David Yazbek, The Band’s Visit, “Omar Sharif”
Jo Lampert
A musical that opened off-Broadway in 2016 before triumphing on Broadway the following year, The Band’s Visit was based on the much-acclaimed Israeli film of the same name from ten years earlier. David Yazbek had previously written three other hit musicals adapted from well-known films: The Full Monty, Dirty Rotten Scoundrels, and Women on the Verge of a Nervous Breakdown. In The Band’s Visit, his accomplishment (and that of Itamar Moses, who wrote the book) was to create a work of stunning intimacy for Broadway, with a score that skillfully blended elements of both Israeli and Egyptian popular music.
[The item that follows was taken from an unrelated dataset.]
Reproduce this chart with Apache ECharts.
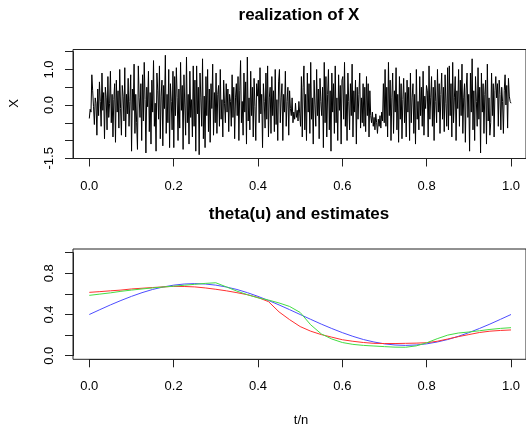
<!DOCTYPE html>
<html><head><meta charset="utf-8">
<script src="https://cdn.jsdelivr.net/npm/echarts@6/dist/echarts.min.js"></script>
<style>html,body{margin:0;padding:0;background:#fff}#c{width:526px;height:426px}</style>
</head><body><div id="c"></div>
<script>
// ---- data ----
const mainTitle = 'realization of X';
const subTitle = 'theta(u) and estimates';
const yNameTop = 'X';
const xNameBottom = 't/n';

// realization of X (evenly spaced over t/n in [0,1])
const xValues = [
 -0.38,-0.12,-0.2,0.85,0.4,-0.05,-0.55,0.2,0.05,-0.85,0.45,-0.3,0.65,0.1,-0.6,0.9,-0.15,0.35,-0.95,0.5,0.2,-0.7,0.8,-0.35,0.05,
 0.95,-0.5,0.3,-0.9,0.15,0.6,-1.05,0.7,-0.2,0.4,-0.65,1.0,-0.1,-0.85,0.55,0.25,-0.45,1.05,-0.9,0.3,-0.25,0.75,-0.6,0.1,0.85,
 -1.3,0.45,-0.15,1.15,-0.8,0.3,-0.5,-1.25,1.1,0.2,-0.35,0.6,-1.0,0.85,-0.45,1.2,0.15,-1.35,0.5,-0.05,0.95,-0.75,0.35,-1.1,0.7,
 -0.2,1.25,-0.6,0.05,-1.3,0.9,0.4,-0.4,1.1,-0.95,0.25,0.7,-1.15,0.55,-0.1,1.4,-0.8,0.3,-0.5,1.0,-1.2,0.6,0.1,-0.7,0.95,
 -1.2,0.8,-0.3,1.05,0.2,-1.0,0.45,-0.65,1.2,-0.15,0.55,-1.25,0.85,0.0,-0.85,1.35,-0.5,0.3,-1.1,0.95,-0.35,0.15,-0.9,1.1,-0.6,
 0.7,-1.3,1.1,-0.25,0.5,-1.4,0.9,0.2,-0.6,1.3,-0.95,0.25,-1.2,0.8,-0.3,1.0,-0.75,0.45,-1.05,0.6,-0.1,1.15,-0.85,0.35,-0.5,
 0.9,-0.8,0.3,0.55,-0.6,1.0,-0.4,0.15,-0.9,0.7,0.05,-0.5,0.6,-0.2,0.45,-0.75,0.3,0.1,-0.6,0.85,-0.35,0.5,-0.95,0.2,0.6,
 -0.3,0.8,-1.0,0.4,1.25,-0.5,0.1,-0.85,0.9,-0.2,0.65,-1.1,1.35,-0.45,0.2,-0.7,0.95,-0.3,0.5,-0.9,0.75,-0.05,-1.0,0.6,0.25,
 0.7,-0.5,1.05,-0.25,0.3,-1.2,0.6,0.1,-0.65,0.9,-0.4,1.1,-0.9,0.2,0.5,-0.8,0.8,-0.3,0.4,-0.75,1.0,-0.55,0.15,-1.0,0.65,
 1.0,-0.5,0.2,0.6,-1.0,0.3,-0.2,0.95,-0.6,0.1,0.5,-0.85,0.4,-0.1,-0.3,0.2,-0.5,-0.2,-0.4,0.05,-0.35,-0.15,-0.45,0.1,-0.25,
 -0.6,0.8,-0.9,0.5,1.1,-0.7,0.3,-1.0,0.9,-0.2,0.6,-0.8,1.2,-0.4,0.2,-1.1,0.7,0.0,-0.6,1.0,-0.3,0.45,-0.95,0.75,0.1,
 -0.3,0.5,-1.2,1.2,-0.5,0.8,-0.9,0.3,1.0,-0.7,0.4,-1.3,0.9,-0.2,0.6,-0.8,1.1,-0.5,0.2,-1.0,0.85,-0.15,0.55,-1.1,0.7,
 0.8,-0.4,1.2,-0.6,0.3,-1.0,0.9,0.1,-0.7,0.6,-0.3,1.15,-0.9,0.4,-0.2,0.7,-1.1,0.5,-0.4,0.3,0.9,-0.65,0.2,-0.5,0.6,
 -0.6,0.5,-0.75,0.8,-0.3,0.6,-0.9,0.4,-0.3,-0.5,-0.2,-0.6,-0.35,-0.7,-0.25,-0.5,-0.8,-0.4,-0.6,-0.3,-0.65,-0.2,-0.45,0.6,-0.5,
 1.0,-0.6,0.5,-0.9,1.2,-0.3,0.7,-1.0,0.2,0.9,-0.8,0.4,-0.2,1.05,-0.7,0.3,-1.05,0.8,-0.4,0.6,-0.95,0.15,0.75,-0.5,0.35,
 -0.9,0.7,-0.2,0.5,-1.0,0.9,-0.5,0.2,0.6,-0.8,0.3,-1.1,1.0,-0.4,0.1,-0.7,0.8,-0.3,0.5,-0.6,0.95,-0.85,0.25,-0.1,0.55,
 0.4,-0.9,1.1,-0.4,0.2,0.8,-0.6,0.5,-1.0,0.7,0.1,-0.5,1.0,-0.2,0.6,-0.8,0.3,0.9,-0.4,0.5,-0.75,0.85,0.05,-0.6,1.05,
 -0.7,1.1,-0.3,0.6,-0.9,1.2,-0.5,0.2,0.8,-1.0,0.4,-0.1,1.0,-0.6,0.7,-0.3,1.15,-0.8,0.2,0.6,-1.05,0.45,0.9,-0.35,0.3,
 -1.3,0.9,-0.2,1.3,-0.7,0.4,-1.0,0.8,0.1,-0.6,1.05,-0.4,0.5,-1.35,0.9,-0.2,0.6,-0.8,0.3,0.7,-1.1,1.15,-0.45,0.2,-0.85,
 -0.5,0.9,-0.3,0.6,-0.9,0.4,0.8,0.2,0.6,-0.6,0.7,0.3,-0.7,0.5,0.1,-0.8,0.4,0.85,0.0,0.55,-0.65,0.75,0.25,0.1,0.05
];

// u positions for theta curves
const uValues = [0,0.025,0.05,0.075,0.1,0.125,0.15,0.175,0.2,0.225,0.25,0.275,0.3,0.325,0.35,0.375,0.4,0.425,0.45,0.475,0.5,
 0.525,0.55,0.575,0.6,0.625,0.65,0.675,0.7,0.725,0.75,0.775,0.8,0.825,0.85,0.875,0.9,0.925,0.95,0.975,1.0];
const thetaTrue = [0.400,0.447,0.493,0.536,0.576,0.612,0.643,0.667,0.685,0.696,0.700,0.696,0.685,0.667,0.643,0.612,0.576,0.536,0.493,0.447,0.400,
 0.353,0.307,0.264,0.224,0.188,0.157,0.133,0.115,0.104,0.100,0.104,0.115,0.133,0.157,0.188,0.224,0.264,0.307,0.353,0.400];
const estRed = [0.615,0.622,0.630,0.637,0.648,0.655,0.662,0.668,0.673,0.672,0.668,0.658,0.645,0.630,0.612,0.592,0.565,0.525,0.425,0.350,0.283,
 0.238,0.205,0.180,0.155,0.140,0.128,0.120,0.118,0.118,0.120,0.122,0.126,0.140,0.162,0.185,0.205,0.225,0.238,0.245,0.250];
const estGreen = [0.586,0.598,0.610,0.625,0.637,0.648,0.658,0.667,0.675,0.684,0.693,0.702,0.708,0.668,0.627,0.592,0.562,0.540,0.512,0.478,0.420,
 0.300,0.212,0.162,0.128,0.110,0.100,0.094,0.088,0.083,0.082,0.095,0.125,0.165,0.200,0.220,0.230,0.242,0.255,0.265,0.272];

const topYLabels = ['1.0','0.0','-1.5'];
const botYLabels = ['0.0','0.4','0.8'];

// ---- chart ----
const FONT = 'Liberation Sans, Arial, Helvetica, sans-serif';
const INK = '#222';
const chart = echarts.init(document.getElementById('c'), null, {renderer:'canvas'});

const topPts = xValues.map((v,i)=>[i/(xValues.length-1), v]);
const pair = arr => arr.map((v,i)=>[uValues[i], v]);

const hiddenX = (g, min, max) => ({gridIndex:g, type:'value', show:false, min, max});
const hiddenY = (g, min, max) => ({gridIndex:g, type:'value', show:false, min, max});
const lineStyleAx = {show:true, onZero:false, lineStyle:{color:INK, width:1}};
const tickAx = {show:true, inside:false, length:8, lineStyle:{color:INK, width:1}};

const xTickAxis = g => ({gridIndex:g, type:'value', min:0, max:1, interval:0.2, position:'bottom',
  axisLine:lineStyleAx, axisTick:tickAx, splitLine:{show:false},
  axisLabel:{show:true, margin:21, fontSize:13, fontFamily:FONT, color:'#000', formatter:v=>v.toFixed(1)}});
const yTickAxis = (g, min, max, interval, labels) => ({gridIndex:g, type:'value', min, max, interval, position:'left',
  axisLine:lineStyleAx, axisTick:tickAx, splitLine:{show:false},
  axisLabel:{show:true, rotate:90, margin:17, fontSize:13, fontFamily:FONT, color:'#000',
    formatter:v=>{const s=(Math.abs(v)<1e-9?0:v).toFixed(1); return labels.indexOf(s)>=0?s:'';}}});

const option = {
  animation:false,
  backgroundColor:'#fff',
  grid:[
    {left:73, top:49.5, width:454, height:109, show:true, borderColor:INK, borderWidth:1, backgroundColor:'transparent'},
    {left:89.3, top:49.5, width:421.7, height:109, show:false},
    {left:73, top:51.7, width:454, height:106.6, show:false},
    {left:73, top:249, width:454, height:110.3, show:true, borderColor:INK, borderWidth:1, backgroundColor:'transparent'},
    {left:89.3, top:249, width:421.7, height:110.3, show:false},
    {left:73, top:252.7, width:454, height:103, show:false}
  ],
  xAxis:[
    hiddenX(0,0,1),
    xTickAxis(1),
    hiddenX(2,0,1),
    hiddenX(3,0,1),
    xTickAxis(4),
    hiddenX(5,0,1)
  ],
  yAxis:[
    hiddenY(0,0,1),
    hiddenY(1,-1.506,1.562),
    yTickAxis(2,-1.5,1.5,0.5,topYLabels),
    hiddenY(3,0,1),
    hiddenY(4,-0.035,1.036),
    yTickAxis(5,0,1,0.2,botYLabels)
  ],
  series:[
    {type:'line', xAxisIndex:1, yAxisIndex:1, data:topPts, showSymbol:false, symbol:'none',
      lineStyle:{color:'#000', width:1}, clip:false},
    {type:'line', xAxisIndex:4, yAxisIndex:4, data:pair(thetaTrue), showSymbol:false, symbol:'none',
      lineStyle:{color:'#4d4dff', width:1}, clip:false},
    {type:'line', xAxisIndex:4, yAxisIndex:4, data:pair(estRed), showSymbol:false, symbol:'none',
      lineStyle:{color:'#ff3030', width:1}, clip:false},
    {type:'line', xAxisIndex:4, yAxisIndex:4, data:pair(estGreen), showSymbol:false, symbol:'none',
      lineStyle:{color:'#44dd44', width:1}, clip:false}
  ],
  graphic:[
    {type:'text', x:299, y:15.5, style:{text:mainTitle, fill:'#000', font:'bold 17px '+FONT, textAlign:'center', textVerticalAlign:'middle'}},
    {type:'text', x:299, y:214, style:{text:subTitle, fill:'#000', font:'bold 17px '+FONT, textAlign:'center', textVerticalAlign:'middle'}},
    {type:'text', x:14.5, y:103.5, rotation:Math.PI/2, style:{text:yNameTop, fill:'#000', font:'13px '+FONT, textAlign:'center', textVerticalAlign:'middle'}},
    {type:'text', x:301, y:420, style:{text:xNameBottom, fill:'#000', font:'13px '+FONT, textAlign:'center', textVerticalAlign:'middle'}}
  ]
};
chart.setOption(option);
</script>
</body></html>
The Band’s Visit focuses on a potentially uncomfortable situation for the characters, eventually confirming that people from contrasting political and social worlds can truly connect through their common humanity. The Alexandria Ceremonial Police Orchestra has traveled to Israel, booked to perform for an Arab cultural organization. When no one meets them at the airport, they board a bus thinking it will drop them at their destination, the town of Bet Hatikva. But it’s the wrong bus: they wind up in Petach Tikva, where they encounter no Arab cultural center, but instead, a community that is initially wary of them. With no bus to take them back until the next day, they’re offered accommodations by Dina, the outwardly tough yet emotionally vulnerable proprietor of a local café. Dina gradually feels drawn to Tewfiq, the leader of the group. At dinner, the two compare notes on their youth. In the song she sings to Tewfiq, Dina wistfully recalls that as a girl she’d been enchanted by two Egyptian performers: the singer Umm Kulthum on the radio and the actor Omar Sharif at the movies.